Open gdt opened 1 year ago

gdt commented 1 year ago

:bulb: The Idea I have been sending myself notifications over XMPP from two systems. One forks an xmpp-message process (from xmpppy) which connects (and hence negotiates TLS), logs in, sends and disconnects. The process takes 1.5s to run. Another system (with custom xmpp glue) maintains a connection and just sends messages; I think it's faster.

I think it would be nice if apprise had the ability to keep connections ready, to reduce latency.

:hammer: Breaking Feature

Obviously this is a huge architectural change, and I expect you already have your finger on the "out of scope" button by now. My suggestion does not feel entirely reasonable even to me and I am just throwing it out as a concept.

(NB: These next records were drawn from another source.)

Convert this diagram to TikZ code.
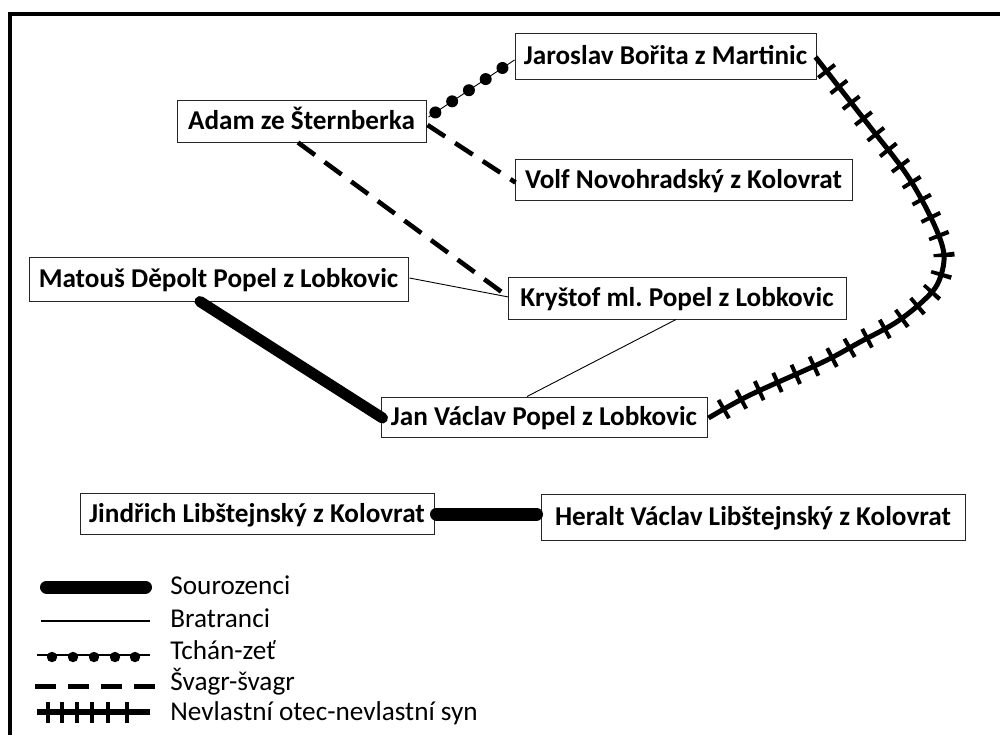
\documentclass[tikz,border=0pt]{standalone}
\usepackage{fontspec}
\setmainfont{Carlito}
\usetikzlibrary{calc}
\frenchspacing
\begin{document}
\begin{tikzpicture}[x=0.5pt,y=-0.5pt,
 person/.style={draw=black!85, line width=0.5pt, fill=white, inner sep=0pt,
   font=\bfseries\fontsize{13.6}{16}\selectfont, text height=8.7pt, text depth=0pt},
 sib/.style={line width=6pt, line cap=round},
 cousin/.style={line width=0.45pt},
 inlawline/.style={line width=0.45pt},
 inlawdot/.style={fill=black},
 swline/.style={line width=2.3pt, dash pattern=on 10.5pt off 6pt},
 steprail/.style={line width=2.5pt},
 stepticks/.style={line width=10.5pt, dash pattern=on 2pt off 8pt, dash phase=2pt},
 legtext/.style={anchor=base west, inner sep=0pt, font=\fontsize{13.6}{16}\selectfont}
]
\useasboundingbox (0,0) rectangle (1000,735);
\fill[white] (0,0) rectangle (1000,735);
% frame
\draw[line width=2pt] (10,735) -- (10,14) -- (1000,14);

% persons
\node[person, minimum width=124.5pt, minimum height=21pt] (adam) at (301.5,121) {Adam ze Šternberka};
\node[person, minimum width=150.5pt, minimum height=23pt] (jar) at (665.5,56) {Jaroslav Bořita z Martinic};
\node[person, minimum width=168.5pt, minimum height=20.5pt] (volf) at (683.5,179.5) {Volf Novohradský z Kolovrat};
\node[person, minimum width=189.5pt, minimum height=22pt] (mat) at (218.5,279) {Matouš Děpolt Popel z Lobkovic};
\node[person, minimum width=169pt, minimum height=21pt] (kry) at (677,298) {Kryštof ml. Popel z Lobkovic};
\node[person, minimum width=163pt, minimum height=20pt] (jan) at (544,417) {Jan Václav Popel z Lobkovic};
\node[person, minimum width=177pt, minimum height=20.5pt] (jin) at (257,513.5) {Jindřich Libštejnský z Kolovrat};
\node[person, minimum width=212pt, minimum height=23pt] (her) at (753,517) {Heralt Václav Libštejnský z Kolovrat};

% connector end points
\coordinate (aE1) at ($(adam.east)+(2,-4)$);
\coordinate (jW) at ($(jar.west)+(0,4)$);
\coordinate (aE2) at ($(adam.east)+(1,4)$);
\coordinate (vW) at ($(volf.west)+(1,3)$);
\coordinate (aS) at ($(adam.south)+(-3.5,0)$);
\coordinate (kW) at ($(kry.west)+(1,-1)$);
\coordinate (mE) at ($(mat.east)+(1,-1)$);
\coordinate (kS) at ($(kry.south)+(-1,0)$);
\coordinate (jN) at ($(jan.north)+(-17,0)$);
\coordinate (mS) at ($(mat.south)+(-18.5,0)$);
\coordinate (jaW) at ($(jan.west)+(2,1)$);
\coordinate (jiE) at ($(jin.east)+(2,0.5)$);
\coordinate (hW) at ($(her.west)+(-4,-3)$);
\coordinate (jrE) at ($(jar.east)+(-1,1)$);
\coordinate (jaE) at ($(jan.east)+(1,1)$);

% Tchan-zet
\draw[inlawline] (aE1) -- (jW);
\foreach \p in {0.08,0.275,0.47,0.665,0.86}
  \fill[inlawdot] ($(aE1)!\p!(jW)$) circle[radius=3pt];

% Svagr-svagr
\draw[swline] (aE2) -- (vW);
\draw[swline] (aS) -- (kW);

% Bratranci
\draw[cousin] (mE) -- (kW);
\draw[cousin] (kS) -- (jN);

% Sourozenci
\draw[sib, line width=5.5pt] (mS) -- (jaW);
\draw[sib, line width=6.5pt] (jiE) -- (hW);

% Nevlastni otec - nevlastni syn
\def\steppath{plot[smooth, tension=0.55] coordinates {(jrE) (867,123) (907,175) (933,222) (944,255) (938,283) (922,302) (895,323) (860,342) (823,362) (750,395) (jaE)}}
\draw[steprail] \steppath;
\draw[stepticks] \steppath;

% legend
\coordinate (l1a) at (46.5,587); \coordinate (l1b) at (145.5,587);
\draw[sib, line width=6.5pt] (l1a) -- (l1b);
\node[legtext] (t1) at (170,594) {Sourozenci};

\coordinate (l2a) at (41,621); \coordinate (l2b) at (150,621);
\draw[cousin, line width=0.6pt] (l2a) -- (l2b);
\node[legtext] (t2) at (170,627) {Bratranci};

\coordinate (l3a) at (37,655); \coordinate (l3b) at (150,655);
\draw[inlawline, line width=0.6pt] (l3a) -- (l3b);
\foreach \x in {52,73,94,115,135}
  \fill[inlawdot] (\x,657) circle[radius=2.6pt];
\node[legtext] (t3) at (170,659) {Tchán-zeť};

\coordinate (l4a) at (35,686); \coordinate (l4b) at (157,686);
\draw[line width=2.5pt, dash pattern=on 10.5pt off 6pt] (l4a) -- (l4b);
\node[legtext] (t4) at (170,690) {Švagr-švagr};

\coordinate (l5a) at (37,712); \coordinate (l5b) at (150,712);
\draw[line width=3pt] (l5a) -- (l5b);
\foreach \x in {48,62,77,92,108,127}
  \draw[line width=2pt] (\x,702) -- (\x,723);
\node[legtext] (t5) at (170,720) {Nevlastní otec-nevlastní syn};
\end{tikzpicture}
\end{document}
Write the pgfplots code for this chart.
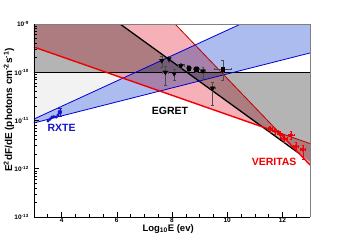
\documentclass[border=0pt]{standalone}
\usepackage{fontspec}
\setmainfont{Liberation Sans}
\usepackage{pgfplots}
\pgfplotsset{compat=1.18}
\definecolor{egrey}{RGB}{180,180,180}
\definecolor{lgrey}{RGB}{242,242,242}
\definecolor{vpink}{RGB}{245,176,184}
\definecolor{rblue}{RGB}{172,188,238}
\definecolor{dred}{RGB}{190,0,0}
\definecolor{bred}{RGB}{240,0,0}
\definecolor{dblue}{RGB}{0,0,210}
\definecolor{lblue}{RGB}{20,20,200}

\pgfplotstableread{
x y xe yp ym
7.63 1.75e-10 0.0 0.45e-10 0.45e-10
7.89 1.90e-10 0.0 0.30e-10 0.30e-10
7.76 1.00e-10 0.12 0.35e-10 0.45e-10
8.08 0.94e-10 0.0 0.20e-10 0.25e-10
8.33 1.37e-10 0.1 0.15e-10 0.15e-10
9.12 1.07e-10 0.1 0.20e-10 0.30e-10
9.47 4.70e-11 0.1 1.60e-11 2.60e-11
}\egrettri

\pgfplotstableread{
x y xe yp ym
8.60 1.22e-10 0.1 0.15e-10 0.15e-10
8.88 1.17e-10 0.1 0.15e-10 0.15e-10
9.84 1.17e-10 0.3 0.60e-10 0.50e-10
}\egretsq

\pgfplotstableread{
x y xe yp ym
11.55 6.8e-12 0.08 1.0e-12 1.0e-12
11.73 6.0e-12 0.10 0.9e-12 0.9e-12
11.91 5.2e-12 0.10 0.8e-12 0.8e-12
12.06 4.2e-12 0.10 0.7e-12 0.7e-12
12.31 5.0e-12 0.10 0.9e-12 0.9e-12
12.49 2.9e-12 0.10 0.6e-12 0.6e-12
12.74 2.5e-12 0.10 0.6e-12 0.9e-12
}\veritas

\begin{document}
\begin{tikzpicture}
\path[use as bounding box] (-34pt,-25pt) rectangle (305pt,217pt);
\begin{axis}[
  at={(0,0)}, anchor=south west,
  scale only axis, width=276pt, height=193pt,
  xmin=3, xmax=13, ymin=1e-13, ymax=1e-9, ymode=log,
  clip mode=individual,
  axis line style={draw=none},
  tick align=inside, tick pos=left,
  major tick length=5pt, minor tick length=2.8pt,
  tick style={black, line width=0.6pt},
  xtick={4,6,8,10,12}, xticklabels={4,6,8,10,12},
  minor xtick={3.5,4.5,5,5.5,6.5,7,7.5,8.5,9,9.5,10.5,11,11.5,12.5},
  ytick={1e-13,1e-12,1e-11,1e-10,1e-9},
  yticklabels={10\textsuperscript{-13},10\textsuperscript{-12},10\textsuperscript{-11},10\textsuperscript{-10},10\textsuperscript{-9}},
  minor ytick={2e-13,3e-13,4e-13,5e-13,6e-13,7e-13,8e-13,9e-13,
               2e-12,3e-12,4e-12,5e-12,6e-12,7e-12,8e-12,9e-12,
               2e-11,3e-11,4e-11,5e-11,6e-11,7e-11,8e-11,9e-11,
               2e-10,3e-10,4e-10,5e-10,6e-10,7e-10,8e-10,9e-10},
  xticklabel style={font=\bfseries\fontsize{6.5}{7}\selectfont, inner sep=1pt},
  yticklabel style={font=\bfseries\fontsize{6.5}{7}\selectfont, inner sep=1pt, xshift=-4pt},
  xlabel={\textbf{Log\textsubscript{10}E (ev)}},
  xlabel style={font=\fontsize{9.5}{11}\selectfont, at={(rel axis cs:0.486,0)}, anchor=north, inner sep=0pt, yshift=-7pt},
]
% fills
\addplot[fill=lgrey, draw=none, blend mode=multiply] coordinates {(3,1e-10) (6.68,1e-10) (3,1.074e-11)} -- cycle;
\addplot[fill=egrey, draw=none, blend mode=multiply] coordinates {(3,1e-10) (8.54,1e-10) (6.12,1e-9) (3,1e-9)} -- cycle;
\addplot[fill=egrey, draw=none, blend mode=multiply] coordinates {(8.54,1e-10) (13,1e-10) (13,1.41e-12)} -- cycle;
\addplot[fill=vpink, draw=none, blend mode=multiply] coordinates {(3,3.33e-10) (11.89,5.56e-12) (8.11,1e-9) (3,1e-9)} -- cycle;
\addplot[fill=vpink, draw=none, blend mode=multiply] coordinates {(11.89,5.56e-12) (13,3.33e-12) (13,1.2e-12)} -- cycle;
\addplot[fill=rblue, draw=none, blend mode=multiply] coordinates {(3,1.074e-11) (10.49,1e-9) (13,1e-9) (13,2.51e-10) (3,8.91e-12)} -- cycle;
% lines
\addplot[black, line width=1.3pt] coordinates {(3,1e-10) (13,1e-10)};
\addplot[black, line width=1.3pt] coordinates {(6.12,1e-9) (12.6,2.09e-12)};
\addplot[dblue, line width=0.8pt] coordinates {(3,1.074e-11) (10.49,1e-9)};
\addplot[dblue, line width=0.8pt] coordinates {(3,8.91e-12) (13,2.51e-10)};
\addplot[dred, line width=0.8pt] coordinates {(8.11,1e-9) (11.89,5.56e-12) (13,3.33e-12)};
\addplot[bred, line width=1.4pt] coordinates {(3,3.33e-10) (11.89,5.56e-12) (13,1.2e-12)};
% EGRET
\addplot[only marks, mark=triangle*, mark size=2.6pt, mark options={rotate=180, black, fill=black},
  error bars/.cd, y dir=both, y explicit, x dir=both, x explicit,
  error bar style={black!70, line width=0.5pt}, error mark options={rotate=90, mark size=1.3pt, black!70}]
  table[x=x, y=y, x error=xe, y error plus=yp, y error minus=ym] {\egrettri};
\addplot[only marks, mark=square*, mark size=1.8pt, mark options={black, fill=black},
  error bars/.cd, y dir=both, y explicit, x dir=both, x explicit,
  error bar style={black!70, line width=0.5pt}, error mark options={rotate=90, mark size=1.3pt, black!70}]
  table[x=x, y=y, x error=xe, y error plus=yp, y error minus=ym] {\egretsq};
% VERITAS
\addplot[only marks, mark=*, mark size=1.9pt, mark options={bred, fill=bred},
  error bars/.cd, y dir=both, y explicit, x dir=both, x explicit,
  error bar style={bred, line width=0.4pt}, error mark options={rotate=90, mark size=1.2pt, bred}]
  table[x=x, y=y, x error=xe, y error plus=yp, y error minus=ym] {\veritas};
% RXTE
\addplot[lblue, line width=1pt, mark=*, mark size=1pt, mark options={lblue}] coordinates {
 (3.51,9.8e-12) (3.58,1.07e-11) (3.65,1.18e-11) (3.72,1.2e-11) (3.80,1.18e-11) (3.87,1.3e-11) (3.94,1.5e-11)};
\addplot[only marks, mark=none, lblue, error bars/.cd, y dir=both, y explicit, error bar style={lblue, line width=0.4pt}]
 coordinates {(3.94,1.5e-11) +- (0,0.3e-11)};
% labels
\node[font=\bfseries\fontsize{10.5}{12}\selectfont, text=lblue] at (axis cs:4.0,7.0e-12) {RXTE};
\node[font=\bfseries\fontsize{10.5}{12}\selectfont, text=black] at (axis cs:7.93,1.58e-11) {EGRET};
\node[font=\bfseries\fontsize{10.5}{12}\selectfont, text=bred] at (axis cs:11.70,1.38e-12) {VERITAS};
% frame
\draw[gray, line width=0.6pt] (rel axis cs:0,1) -- (rel axis cs:1,1) -- (rel axis cs:1,0);
\draw[black, line width=0.9pt] (rel axis cs:0,1) -- (rel axis cs:0,0) -- (rel axis cs:1,0);
\end{axis}
\node[rotate=90, inner sep=0pt, font=\bfseries\fontsize{10}{12}\selectfont] at (-25pt,107pt)
  {E\textsuperscript{2}dF/dE (photons cm\textsuperscript{-2}s\textsuperscript{-1})};
\end{tikzpicture}
\end{document}
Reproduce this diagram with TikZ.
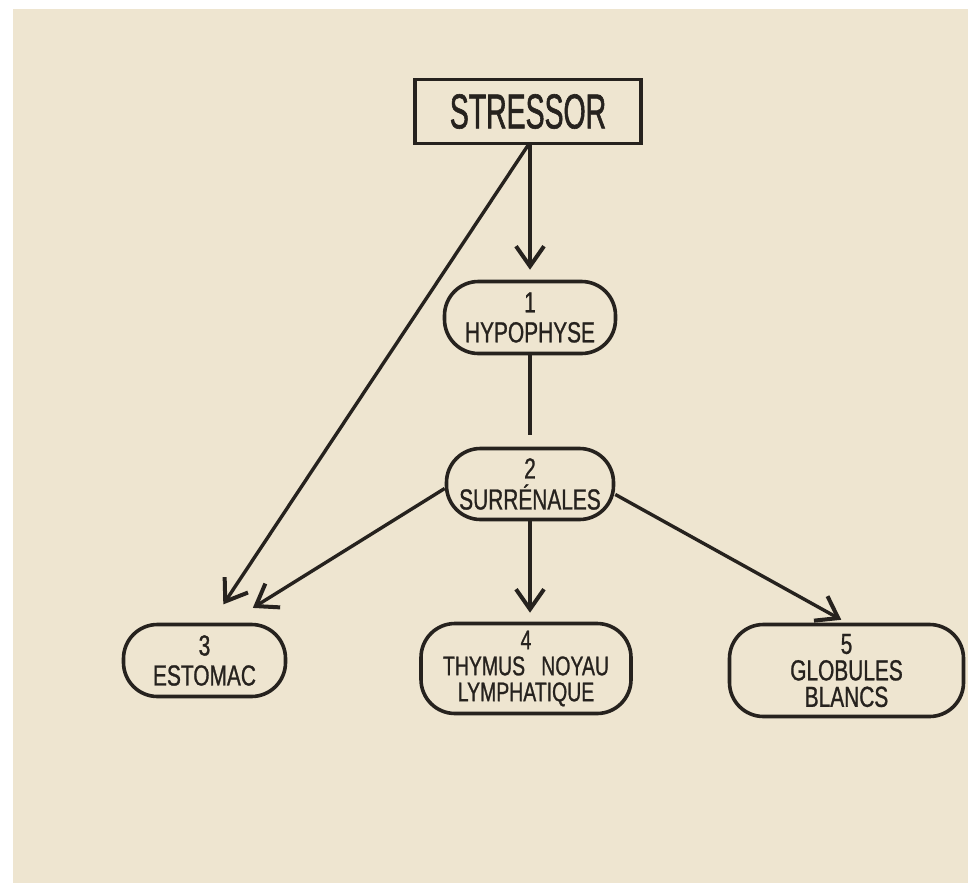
\documentclass[tikz,border=0pt]{standalone}
\usepackage{fontspec}
\setmainfont{Liberation Sans}
\newfontfamily\condfont[FakeStretch=0.72,FakeBold=0.9]{Liberation Sans}
\newfontfamily\titlefont[FakeStretch=0.58,FakeBold=1.2]{Liberation Sans}
\usetikzlibrary{arrows.meta}
\definecolor{paper}{RGB}{238,229,208}
\definecolor{ink}{RGB}{38,34,30}
\tikzset{
  pill/.style={draw=ink, line width=3.6pt, rounded corners=34pt, inner sep=0pt,
    align=center, text=ink},
  boxfont/.style={font=\condfont\fontsize{29}{#1}\selectfont},
  smallfont/.style={font=\condfont\fontsize{27}{#1}\selectfont},
  titlebox/.style={draw=ink, line width=3.6pt, inner sep=0pt, text=ink,
    minimum width=226pt, minimum height=64pt, font=\titlefont\fontsize{49}{49}\selectfont},
  arr/.style={draw=ink, line width=3.4pt, -{Straight Barb[length=20pt,width=28pt,line width=4pt]}},
  link/.style={draw=ink, line width=3.4pt}
}
\begin{document}
\begin{tikzpicture}[x=1pt,y=-1pt]
\useasboundingbox (0,0) rectangle (968,883);
\fill[white] (0,0) rectangle (968,883);
\fill[paper] (13,9) rectangle (968,883);

\node[titlebox] (stressor) at (528,111.5) {STRESSOR};
\node[pill, boxfont=30, minimum width=171pt, minimum height=72pt] (hyp) at (530,317.5) {1\\HYPOPHYSE};
\node[pill, boxfont=31, minimum width=167pt, minimum height=71pt] (sur) at (530,484) {2\\SURRÉNALES};
\node[pill, boxfont=30, minimum width=162pt, minimum height=72pt] (est) at (204.5,660.5) {3\\ESTOMAC};
\node[pill, smallfont=26, minimum width=210pt, minimum height=90pt] (thy) at (526,668.5) {4\\THYMUS\hspace{0.6em}NOYAU\\LYMPHATIQUE};
\node[pill, boxfont=26.5, minimum width=234pt, minimum height=92pt] (glo) at (846.5,670.5) {5\\GLOBULES\\BLANCS};

\draw[arr, shorten >=10pt] (stressor.south -| hyp) -- (hyp.north);
\draw[link, shorten >=12pt] (hyp.south) -- (sur.north);
\draw[arr, shorten >=22pt] (stressor.south) -- (est.80);
\draw[arr, shorten >=28pt] (sur.183) -- (est.57);
\draw[arr, shorten >=9pt] (sur.south) -- (sur.south |- thy.north);
\draw[arr, shorten >=6pt] (sur.-7) -- (glo.north);
\end{tikzpicture}
\end{document}
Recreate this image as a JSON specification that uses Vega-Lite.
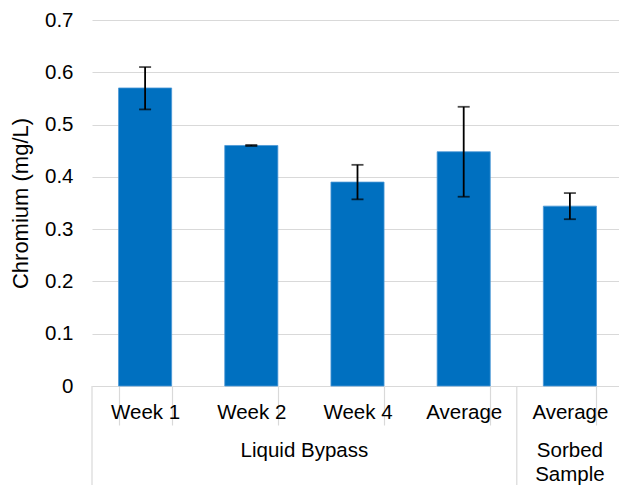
{
  "$schema": "https://vega.github.io/schema/vega-lite/v6.json",
  "width": 527,
  "height": 366,
  "autosize": {"type": "none"},
  "padding": {"left": 92, "top": 20, "right": 0, "bottom": 99},
  "background": "white",
  "config": {
    "view": {"stroke": null},
    "font": "Liberation Sans"
  },
  "data": {
    "values": [
      {"group": "Liquid Bypass", "cat": "Week 1", "value": 0.57, "lo": 0.529, "hi": 0.61},
      {"group": "Liquid Bypass", "cat": "Week 2", "value": 0.46, "lo": 0.459, "hi": 0.461},
      {"group": "Liquid Bypass", "cat": "Week 4", "value": 0.39, "lo": 0.357, "hi": 0.423},
      {"group": "Liquid Bypass", "cat": "Average", "value": 0.448, "lo": 0.362, "hi": 0.534},
      {"group": "Sorbed Sample", "cat": "Average (Sorbed)", "value": 0.344, "lo": 0.319, "hi": 0.369}
    ]
  },
  "encoding": {
    "x": {
      "field": "cat",
      "type": "nominal",
      "sort": null,
      "scale": {"paddingInner": 0.5, "paddingOuter": 0.25, "range": [0, 531]},
      "axis": {
        "title": null,
        "labelAngle": 0,
        "labelFontSize": 20.5,
        "labelColor": "#000000",
        "labelBaseline": "alphabetic",
        "labelPadding": -7,
        "labelExpr": "datum.label == 'Average (Sorbed)' ? 'Average' : datum.label",
        "domainColor": "#d9d9d9",
        "domainWidth": 1.2,
        "tickColor": "#d9d9d9",
        "tickWidth": 1.2,
        "tickSize": 39,
        "tickBand": "extent"
      }
    }
  },
  "layer": [
    {
      "mark": {"type": "bar", "color": "#0070C0", "stroke": "#4A97D6", "strokeWidth": 0.8},
      "encoding": {
        "y": {
          "field": "value",
          "type": "quantitative",
          "scale": {"domain": [0, 0.7], "nice": false},
          "axis": {
            "title": "Chromium (mg/L)",
            "titleFontSize": 22,
            "titleFontWeight": "normal",
            "titleColor": "#000000",
            "titlePadding": 12,
            "values": [0, 0.1, 0.2, 0.3, 0.4, 0.5, 0.6, 0.7],
            "format": ".1~f",
            "labelFontSize": 20.5,
            "labelColor": "#000000",
            "labelPadding": 19,
            "ticks": false,
            "tickSize": 0,
            "domain": false,
            "grid": true,
            "gridColor": "#d9d9d9",
            "gridWidth": 1.2
          }
        }
      }
    },
    {
      "mark": {"type": "rule", "color": "#000000", "strokeWidth": 1.8},
      "encoding": {
        "y": {"field": "lo", "type": "quantitative"},
        "y2": {"field": "hi"}
      }
    },
    {
      "transform": [{"fold": ["lo", "hi"], "as": ["end", "bound"]}],
      "mark": {"type": "tick", "color": "#000000", "size": 12, "thickness": 1.8},
      "encoding": {
        "y": {"field": "bound", "type": "quantitative"}
      }
    },
    {
      "transform": [{"filter": "datum.cat == 'Week 1' || datum.cat == 'Average (Sorbed)'"}],
      "mark": {"type": "rule", "color": "#d9d9d9", "strokeWidth": 1.2},
      "encoding": {
        "x": {"field": "cat", "type": "nominal", "sort": null, "bandPosition": -0.5},
        "y": {"datum": 0},
        "y2": {"datum": -0.19}
      }
    },
    {
      "transform": [{"filter": "datum.cat == 'Week 4'"}],
      "mark": {"type": "text", "fontSize": 20.5, "color": "#000000", "baseline": "alphabetic", "align": "center"},
      "encoding": {
        "x": {"field": "cat", "type": "nominal", "sort": null, "bandPosition": -0.5},
        "y": {"datum": -0.1358},
        "text": {"field": "group"}
      }
    },
    {
      "transform": [{"filter": "datum.cat == 'Average (Sorbed)'"}],
      "mark": {"type": "text", "fontSize": 20.5, "color": "#000000", "baseline": "alphabetic", "align": "center", "lineBreak": " ", "lineHeight": 24},
      "encoding": {
        "x": {"field": "cat", "type": "nominal", "sort": null},
        "y": {"datum": -0.1358},
        "text": {"field": "group"}
      }
    }
  ]
}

It would take a daemon that can read a config file and maintain sessions, for protocols where that's ok, and have a way to hand the message from an invocation off to the daemon. I don't have a good handle on which protocols would benefit from a persistent connection, and I don't know which ones would be ok with this. For xmpp it makes sense. Email would make sense, but it's not socially acceptable. But maybe TLS session resumption?

Feel free to hit close....

caronc commented 1 year ago

XMPP needs a full re-write; i pulled it out of Apprise a few releases ago.

amotl commented 1 year ago

Dear Greg,

your suggestion resonates very much with me. #679 is one little improvement into this direction, but I will re-attach to it and elaborate in a more general way when I can find some more time.

With kind regards, Andreas.

amotl commented 1 year ago

Obviously this is a huge architectural change.

Well, true. However, I also would like to vote to steer the architecture of Apprise into that direction. I think it will not do any harm when targeting this for one of the upcoming major releases, so that downstream users and services can adjust accordingly. On the same matter, I would like to discuss the throttling feature as well.

I did not ask Chris in detail about the reasons why he introduced it, yet [^1], but I guess he wanted to rate-limit egress traffic on some specific services, because Apprise would otherwise be flagged for abuse. However, to close the loop on this specific topic, I believe eventual flagging happened exactly because Apprise did not maintain a connection to the upstream service, and used a new connection for submitting each and every message.

The reason for that has been outlined very well in your original post: Connection setup, including TLS negotiation and running the login procedure, is an expensive process which usually gets rate-limited by upstream services, and will cause flagging when being abused too much.

It would take a daemon that can read a config file and maintain sessions.

That might be true. apprise-api would be such a service, for example. But, no matter into which service Apprise would be embedded, like Home Assistant, mqttwarn, or Kotori, I strongly believe Apprise itself should behave like a well-designed library and not come up with any surprises, following the principle of least surprise.

Attaching to my former comment, the specific rationale for improving the SMTP service plugin on this matter, can be found at https://github.com/caronc/apprise/pull/679#discussion_r1008916181.

[^1]: So I am especially happy that you started the discussion about this here.